If you are still in default after the stated term, you will be liable to us for the damage we suffer as a result of your shortcoming. However, your liability is limited to the direct damage that we suffer as a result of this shortcoming, and therefore does not apply to ‘indirect damage’ (such as consequential damage, loss of profit or turnover). If we do not report damage to you in writing or by e-mail within three months after it has occurred, our claim for compensation for that damage will lapse. There is no question of accountable shortcomings in the fulfilment of our agreement in the event of a force majeure.

  1. Other

If and insofar as the definition of any of these terms and conditions is declared null and void or is destroyed, the other definitions of these terms and conditions will remain in full force and effect. We will then, in consultation, determine a new definition to replace the void/nullified definition, whereby the purport of the void/nullified definition will be taken into account as much as possible.

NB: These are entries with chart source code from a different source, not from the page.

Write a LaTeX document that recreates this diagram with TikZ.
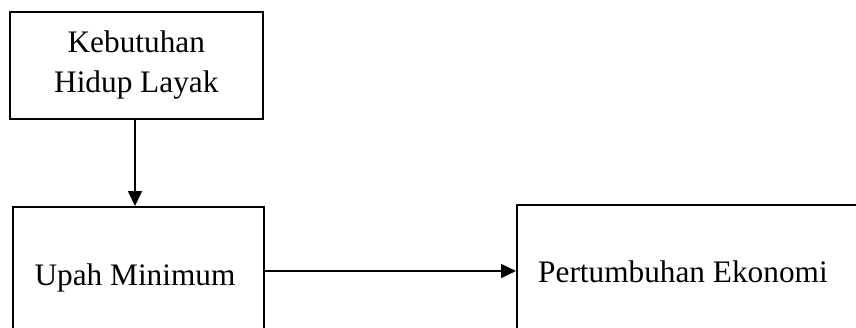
\documentclass[tikz,border=0pt]{standalone}
\usepackage{fontspec}
\setmainfont{Liberation Serif}
\usetikzlibrary{arrows.meta}
\tikzset{
  box/.style={draw=black, line width=1.6pt, rectangle, inner sep=0pt, anchor=north west},
  lbl/.style={font=\fontsize{31.3}{40}\selectfont, inner sep=0pt, anchor=base},
  arr/.style={line width=1.6pt, -{Triangle[length=15pt,width=14pt]}}
}
\begin{document}
\begin{tikzpicture}[x=1pt,y=1pt]
\useasboundingbox (0,0) rectangle (856,-327);
\clip (0,0) rectangle (856,-327);
\fill[white] (0,0) rectangle (856,-327);
\node[box, minimum width=253pt, minimum height=107pt, align=center,
      font=\fontsize{31.3}{40}\selectfont] (khl) at (9,-11) {Kebutuhan\\Hidup Layak};
\node[box, minimum width=251pt, minimum height=200pt] (upah) at (12,-206) {};
\node[box, minimum width=400pt, minimum height=200pt] (pert) at (516,-204) {};
\node[lbl] (upahT) at (135,-285) {Upah Minimum};
\node[lbl, anchor=base west] (pertT) at (538,-282) {Pertumbuhan Ekonomi};
\coordinate (hy) at (0,-271);
\draw[arr] (khl.south -| 135,0) -- (upah.north -| 135,0);
\draw[arr] (upah.east |- hy) -- (pert.west |- hy);
\end{tikzpicture}
\end{document}
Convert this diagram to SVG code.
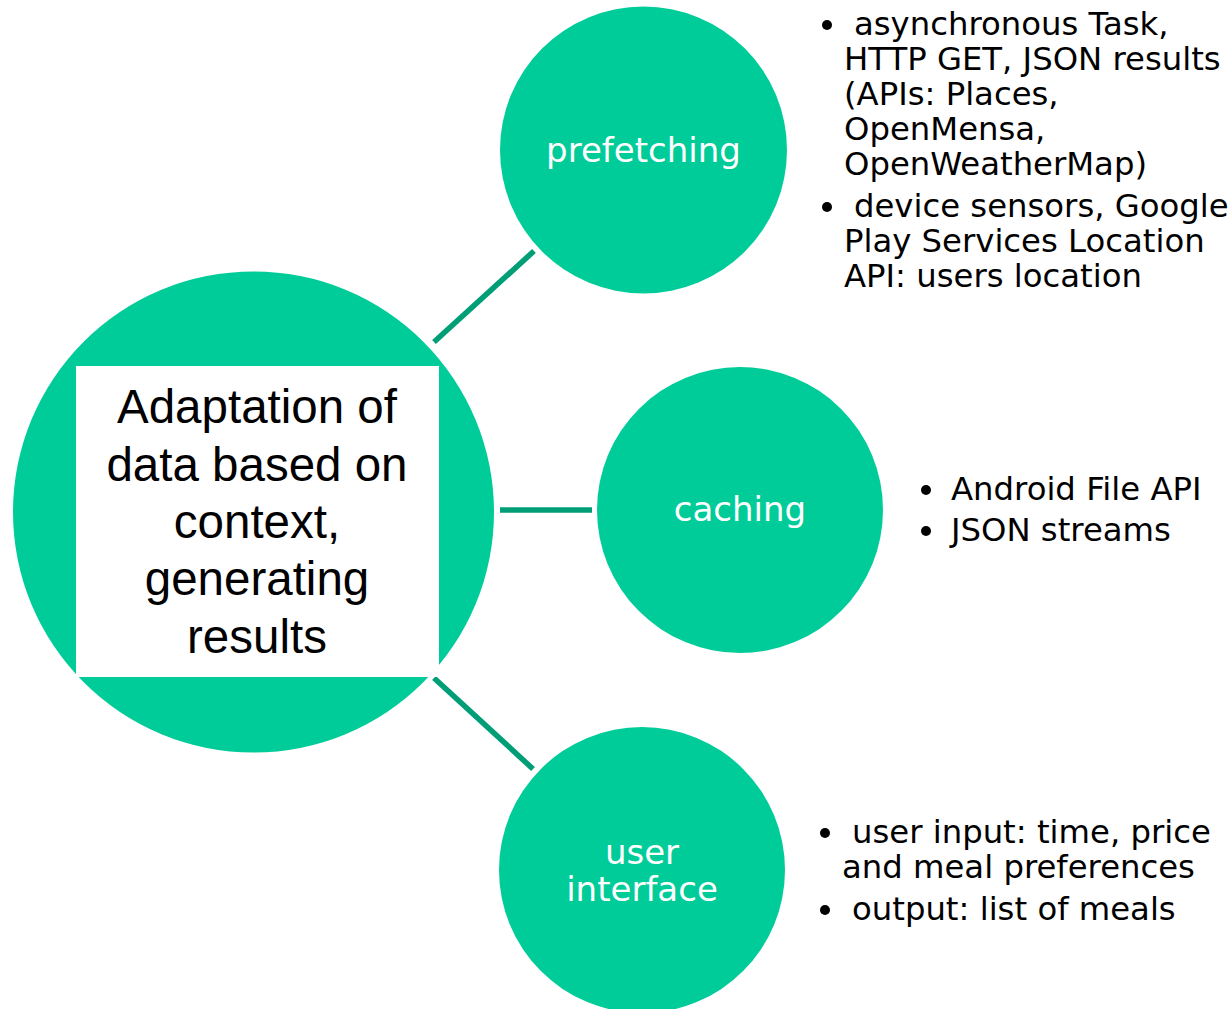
<svg xmlns="http://www.w3.org/2000/svg" width="1230" height="1009" viewBox="0 0 1230 1009">
  <style>
    .bubble { fill: #00CC99; }
    .link { stroke: #009E77; stroke-width: 5.5; fill: none; }
    .label { font-family: "DejaVu Sans", Verdana, sans-serif; font-size: 34px; fill: #FFFFFF; text-anchor: middle; }
    .main { font-family: "Liberation Sans", Arial, sans-serif; font-size: 47.5px; fill: #000000; text-anchor: middle; }
    .note { font-family: "DejaVu Sans", Verdana, sans-serif; font-size: 32.3px; fill: #000000; }
    .dot { fill: #000000; }
  </style>
  <rect width="1230" height="1009" fill="#FFFFFF"/>

  <!-- connectors from the hub to each branch -->
  <g id="connectors">
    <line class="link" x1="434" y1="342" x2="534" y2="251"/>
    <line class="link" x1="500" y1="510" x2="592" y2="510"/>
    <line class="link" x1="434" y1="678" x2="533" y2="769"/>
  </g>

  <!-- hub -->
  <g id="hub">
    <circle class="bubble" cx="253.5" cy="512" r="240.5"/>
    <rect x="76" y="366" width="363" height="311" fill="#FFFFFF"/>
    <text class="main" x="257" y="423">Adaptation of</text>
    <text class="main" x="257" y="481">data based on</text>
    <text class="main" x="257" y="538">context,</text>
    <text class="main" x="257" y="595">generating</text>
    <text class="main" x="257" y="653">results</text>
  </g>

  <!-- prefetching branch -->
  <g id="prefetching">
    <circle class="bubble" cx="643.5" cy="150" r="143.5"/>
    <text class="label" x="643.5" y="162">prefetching</text>
  </g>
  <g id="prefetching-notes">
    <circle class="dot" cx="827" cy="25" r="5"/>
    <text class="note" x="854" y="35">asynchronous Task,</text>
    <text class="note" x="844" y="70">HTTP GET, JSON results</text>
    <text class="note" x="844" y="105">(APIs: Places,</text>
    <text class="note" x="844" y="140">OpenMensa,</text>
    <text class="note" x="844" y="175">OpenWeatherMap)</text>
    <circle class="dot" cx="827" cy="207" r="5"/>
    <text class="note" x="854" y="217">device sensors, Google</text>
    <text class="note" x="844" y="252">Play Services Location</text>
    <text class="note" x="844" y="287">API: users location</text>
  </g>

  <!-- caching branch -->
  <g id="caching">
    <circle class="bubble" cx="740" cy="510" r="143"/>
    <text class="label" x="740" y="521">caching</text>
  </g>
  <g id="caching-notes">
    <circle class="dot" cx="926" cy="490" r="5"/>
    <text class="note" x="951" y="500">Android File API</text>
    <circle class="dot" cx="926" cy="531" r="5"/>
    <text class="note" x="951" y="541">JSON streams</text>
  </g>

  <!-- user interface branch -->
  <g id="user-interface">
    <circle class="bubble" cx="642" cy="870" r="143"/>
    <text class="label" x="642" y="864">user</text>
    <text class="label" x="642" y="901">interface</text>
  </g>
  <g id="user-interface-notes">
    <circle class="dot" cx="825" cy="833" r="5"/>
    <text class="note" x="852" y="843">user input: time, price</text>
    <text class="note" x="842" y="878">and meal preferences</text>
    <circle class="dot" cx="825" cy="910" r="5"/>
    <text class="note" x="852" y="920">output: list of meals</text>
  </g>
</svg>
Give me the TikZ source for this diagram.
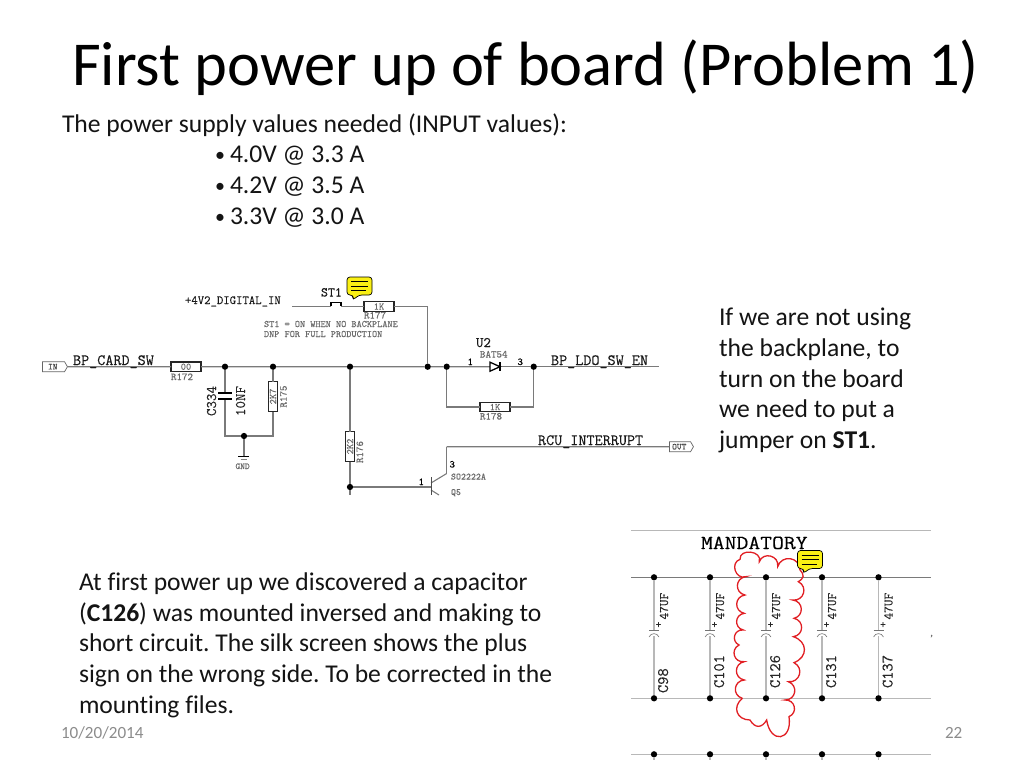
\documentclass[tikz,border=0pt]{standalone}
\usepackage{fontspec}
\setmainfont{Carlito}[RawFeature=-liga]
\setmonofont{Latin Modern Mono}[FakeBold=0.2]
\usetikzlibrary{shapes.symbols}
\frenchspacing
\definecolor{wire}{gray}{0.48}
\definecolor{lightwire}{gray}{0.72}
\definecolor{smalltxt}{gray}{0.42}
\definecolor{noteyellow}{RGB}{250,240,20}
\definecolor{cloudred}{RGB}{225,30,35}
\newcommand{\fs}[1]{\fontsize{#1}{#1}\selectfont}
\newcommand{\blt}{\makebox[15pt][l]{\raisebox{1pt}{\fs{20}•}}}
\newcommand{\noteicon}[2]{%
  \begin{scope}[shift={(#1,#2)}]
    \draw[black,line width=.7pt,fill=noteyellow,rounded corners=3pt] (0,0) -- (25,0) -- (25,18) -- (12,18) -- (6,23) -- (6,18) -- (0,18) -- cycle;
    \draw[black,line width=1pt] (4,4.5) -- (21,4.5) (4,9) -- (21,9) (4,13.5) -- (19,13.5);
  \end{scope}}
\tikzset{
  every node/.style={inner sep=0pt,outer sep=0pt},
  title/.style={anchor=base west,font=\fs{62.5}},
  body/.style={anchor=base west,font=\fs{25.6},text=black!92},
  foot/.style={anchor=base west,font=\fs{17.1},text=black!45},
  sch/.style={anchor=base west,font=\ttfamily\fs{15.7},text=black!90},
  tiny/.style={anchor=base west,font=\ttfamily\fs{9.8},text=smalltxt},
  wires/.style={draw=wire,line width=1.1pt},
  lwires/.style={draw=lightwire,line width=1.5pt},
  res/.style={draw=black!85,line width=1.3pt,fill=white,minimum width=30pt,minimum height=9.5pt,font=\ttfamily\fs{10},text=smalltxt},
  dotn/.style={circle,fill=black,minimum size=6.3pt},
  port/.style={draw=black!60,line width=.7pt,signal,signal to=east,signal pointer angle=120,minimum height=10pt,font=\ttfamily\bfseries\fs{9},text=black!75},
  rot/.style={rotate=90,anchor=base west},
  rotc/.style={rotate=90,anchor=base},
  capname/.style={rot,font=\ttfamily\fs{16},text=black!85},
  capval/.style={rot,font=\ttfamily\fs{13},text=black!85},
  cloud/.style={draw=cloudred,line width=1.3pt,looseness=1.5}
}
\begin{document}
\begin{tikzpicture}[x=1pt,y=-1pt]
\useasboundingbox (0,0) rectangle (1024,768);
\fill[white] (0,0) rectangle (1024,768);

\node[title] (ttl) at (72,85.5) {First power up of board (Problem 1)};
\node[body] (l0) at (62,132) {The power supply values needed (INPUT values):};
\node[body] (b1) at (215,162) {\blt 4.0V @ 3.3 A};
\node[body] (b2) at (215,193) {\blt 4.2V @ 3.5 A};
\node[body] (b3) at (215,224) {\blt 3.3V @ 3.0 A};

\node[body] (r1) at (719,325) {If we are not using};
\node[body] (r2) at (719,356) {the backplane, to};
\node[body] (r3) at (719,387) {turn on the board};
\node[body] (r4) at (719,417) {we need to put a};
\node[body] (r5) at (719,448) {jumper on \textbf{ST1}.};

\node[body] (t1) at (79,590) {At first power up we discovered a capacitor};
\node[body] (t2) at (79,621) {(\textbf{C126}) was mounted inversed and making to};
\node[body] (t3) at (79,651) {short circuit. The silk screen shows the plus};
\node[body] (t4) at (79,682) {sign on the wrong side. To be corrected in the};
\node[body] (t5) at (79,713) {mounting files.};

\node[foot] (date) at (61,738) {10/20/2014};
\node[foot] (page) at (945,738) {22};

% top schematic
\node[port,minimum width=25pt] (in) at (53.5,366.7) {IN\,};
\node[res] (r172) at (186,366.7) {};
\node[dotn] (j1) at (225,366.7) {};
\node[dotn] (j2) at (273,366.7) {};
\node[dotn] (j3) at (350,366.7) {};
\node[dotn] (j4) at (427.7,366.7) {};
\node[dotn] (j5) at (446.7,366.7) {};
\node[dotn] (j6) at (533.7,366.7) {};
\coordinate (end) at (659,366.7);
\node[res,rotate=90] (r175) at (273,396.5) {};
\node[res,rotate=90] (r176) at (350,446.5) {};
\node[res] (r177) at (379,306.5) {};
\node[res] (r178) at (495,407) {};
\node[dotn] (j7) at (244,436) {};
\node[dotn] (j8) at (350,487) {};
\coordinate (bl) at (225,436);
\coordinate (br) at (273,436);
\coordinate (cp1) at (225,393.3);
\coordinate (cp2) at (225,399.3);
\coordinate (gnd) at (244,456.5);
\coordinate (d1) at (490,366.7);
\coordinate (d2) at (500,366.7);
\coordinate (s0) at (292,306.5);
\coordinate (s1) at (331,306.5);
\coordinate (s2) at (341,306.5);
\coordinate (corner) at (427.7,306.5);
\coordinate (c178l) at (446.7,407);
\coordinate (c178r) at (533.7,407);
\coordinate (qb) at (431,487);
\coordinate (qc) at (446.7,473.5);
\coordinate (qc2) at (446.7,446.7);
\coordinate (stub) at (350,495);
\node[port,minimum width=24pt] (out) at (680,446.7) {OUT\,};

\draw[wires] (in) -- (r172) -- (j1) -- (j2) -- (j3) -- (j4) -- (j5) -- (d1);
\draw[wires] (d2) -- (j6) -- (end);
\draw[wires] (j1) -- (cp1);
\draw[wires] (cp2) -- (bl) -- (j7) -- (br) -- (r175) -- (j2);
\draw[wires] (j7) -- (gnd);
\draw[wires] (j3) -- (r176) -- (j8) -- (stub);
\draw[wires] (j8) -- (qb);
\draw[wires] (s0) -- (s1);
\draw[wires] (s2) -- (r177) -- (corner) -- (j4);
\draw[wires] (j5) -- (c178l) -- (r178) -- (c178r) -- (j6);
\draw[wires] (qc2) -- (out);
\draw[wires] (qc) -- (qc2);
\draw[wires] (431,483) -- (qc);
\draw[wires] (431,490) -- (439,495);
\draw[black!70,line width=1pt] (431,477) -- (431,495);
\node[rotate=90,font=\ttfamily\fs{10},text=smalltxt] (v175) at (273,396.5) {2K7};
\node[rotate=90,font=\ttfamily\fs{10},text=smalltxt] (v176) at (350,446.5) {2K2};
\node[font=\ttfamily\fs{10},text=smalltxt] (v00) at (186,366.7) {00};
\node[font=\ttfamily\fs{10},text=smalltxt] (v1k) at (379,306.5) {1K};
\node[font=\ttfamily\fs{10},text=smalltxt] (v1k2) at (495,407) {1K};

\draw[black,line width=1.7pt] (218,393.3) -- (232,393.3) (218,399.3) -- (232,399.3);
\draw[black,line width=1.7pt] (238,456.5) -- (249,456.5);
\draw[black!50,line width=.7pt] (240.5,459) -- (246.5,459);
\draw[black,line width=1.4pt] (331,306) -- (331,302.5) -- (341,302.5) -- (341,306);
\draw[black,line width=1.3pt,fill=white] (490,362.2) -- (d2) -- (490,371.2) -- cycle;
\draw[black,line width=1.7pt] (500,362) -- (500,371.4);

\node[sch] (lab1) at (73,365) {BP\_CARD\_SW};
\node[sch] (lab2) at (551,365) {BP\_LDO\_SW\_EN};
\node[sch] (lab3) at (538,445) {RCU\_INTERRUPT};
\node[sch,font=\ttfamily\bfseries\fs{12.4}] (lab4) at (185,304) {+4V2\_DIGITAL\_IN};
\node[sch,font=\ttfamily\fs{13.5}] (lab5) at (321,296.5) {ST1};
\node[sch,font=\ttfamily\fs{14.5}] (lab6) at (476,347) {U2};
\node[tiny] (n1) at (264,327) {ST1 = ON WHEN NO BACKPLANE};
\node[tiny] (n2) at (264,337) {DNP FOR FULL PRODUCTION};
\node[tiny,font=\ttfamily\fs{10.5}] (v172) at (171,380) {R172};
\node[tiny,font=\ttfamily\fs{10.5}] (v177) at (364,318.5) {R177};
\node[tiny,font=\ttfamily\fs{10.5}] (v178) at (480,419.5) {R178};
\node[tiny,font=\ttfamily\fs{10.5}] (v54) at (480,357.5) {BAT54};
\node[tiny,font=\ttfamily\fs{9}] (gndl) at (235.5,469) {GND};
\node[tiny,text=black,font=\ttfamily\fs{10.5}] (p1) at (467.5,365) {1};
\node[tiny,text=black,font=\ttfamily\fs{10.5}] (p3) at (517.5,365) {3};
\node[tiny,text=black,font=\ttfamily\bfseries\fs{10.5}] (p4) at (449.5,467.5) {3};
\node[tiny,text=black,font=\ttfamily\bfseries\fs{10.5}] (p5) at (418.5,485) {1};
\node[tiny,font=\ttfamily\fs{9.5}] (so) at (451,479.5) {SO2222A};
\node[tiny,font=\ttfamily\fs{9.5}] (q5) at (451,495) {Q5};
\node[rot,font=\ttfamily\fs{14.6},text=black!85] (c334) at (216,416) {C334};
\node[rot,font=\ttfamily\bfseries\fs{14.6},text=black!85] (nf) at (245,416) {10NF};
\node[rotc,font=\ttfamily\fs{10.5},text=smalltxt] (l175) at (286.7,396.5) {R175};
\node[rotc,font=\ttfamily\fs{10.5},text=smalltxt] (l176) at (363,452) {R176};

\noteicon{347}{277}

% bottom schematic
\coordinate (a0) at (631,530.7); \coordinate (a1) at (931,530.7);
\coordinate (b0) at (631,577.3); \coordinate (b1) at (931,577.3);
\coordinate (c0) at (631,698.3); \coordinate (c1) at (931,698.3);
\coordinate (e0) at (631,754.3); \coordinate (e1) at (931,754.3);
\draw[lwires] (a0) -- (a1);
\draw[wires] (b0) -- (b1);
\draw[lwires] (c0) -- (c1);
\draw[lwires] (e0) -- (e1);
\foreach \i/\x/\nm/\by in {1/654/C98/693,2/710/C101/688,3/766/C126/688,4/822/C131/688,5/878.5/C137/688}{
  \node[dotn] (t\i) at (\x,577.3) {};
  \node[dotn] (u\i) at (\x,698.3) {};
  \node[dotn] (w\i) at (\x,754.3) {};
  \coordinate (cpa\i) at (\x,630);
  \coordinate (cpb\i) at (\x,636);
  \coordinate (st\i) at (\x,759.5);
  \draw[lwires] (t\i) -- (cpa\i);
  \draw[lwires] (cpb\i) -- (u\i);
  \draw[lwires] (w\i) -- (st\i);
  \draw[black!55,line width=.6pt] (\x-5,630) -- (\x+5,630);
  \draw[black!55,line width=.6pt] (\x-5,637) .. controls (\x-3,632.5) and (\x+3,632.5) .. (\x+5,637);
  \node[capval] (val\i) at (\x+14,619.5) {47UF};
  \node[font=\ttfamily\fs{11},text=black!85] (plus\i) at (\x+4.5,625) {+};
  \node[capname] (nm\i) at (\x+14,\by) {\nm};
}
\node[sch,font=\ttfamily\fs{20},xscale=1.15,text=black] (mand) at (701,549) {MANDATORY};
\node[tiny] (stray) at (929,636) {,};

\begin{scope}[shift={(625,520)},x=.33333pt,y=-.33333pt]
\coordinate (k0) at (352,535);
\draw[cloud] (k0) to[bend left=80] (358,480) to[bend left=80] (358,425) to[bend left=80] (342,375)
 to[bend left=80] (355,330) to[bend left=80] (358,280) to[bend left=80] (360,225) to[bend left=80] (362,170)
 to[bend left=90] (345,118) to[bend left=100] (403,125) to[bend left=85] (458,140) to[bend left=80] (525,150)
 to[bend left=50] (520,185) to[bend left=80] (503,240) to[bend left=80] (507,295) to[bend left=80] (505,350)
 to[bend left=70] (507,428) to[bend left=80] (490,485) to[bend left=80] (480,540) to[bend left=80] (492,590)
 to[bend left=90,looseness=2.8] (425,600) to[bend left=60] (375,600) to[bend left=70] (k0);
\end{scope}
\noteicon{797.5}{550.5}
\end{tikzpicture}
\end{document}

We reserve the right to unilaterally supplement and/or change our purchase conditions at any time. When and if we do so, we will make a new version of these terms available to you. These new terms and conditions will then apply to any assignment that you subsequently accept from us.

  1. Applicable law and competent jurisdiction

These purchase conditions are governed exclusively by Dutch law. Disputes that arise between you and us in the context of or in connection with the agreement will be submitted exclusively to the competent jurisdiction of Amsterdam.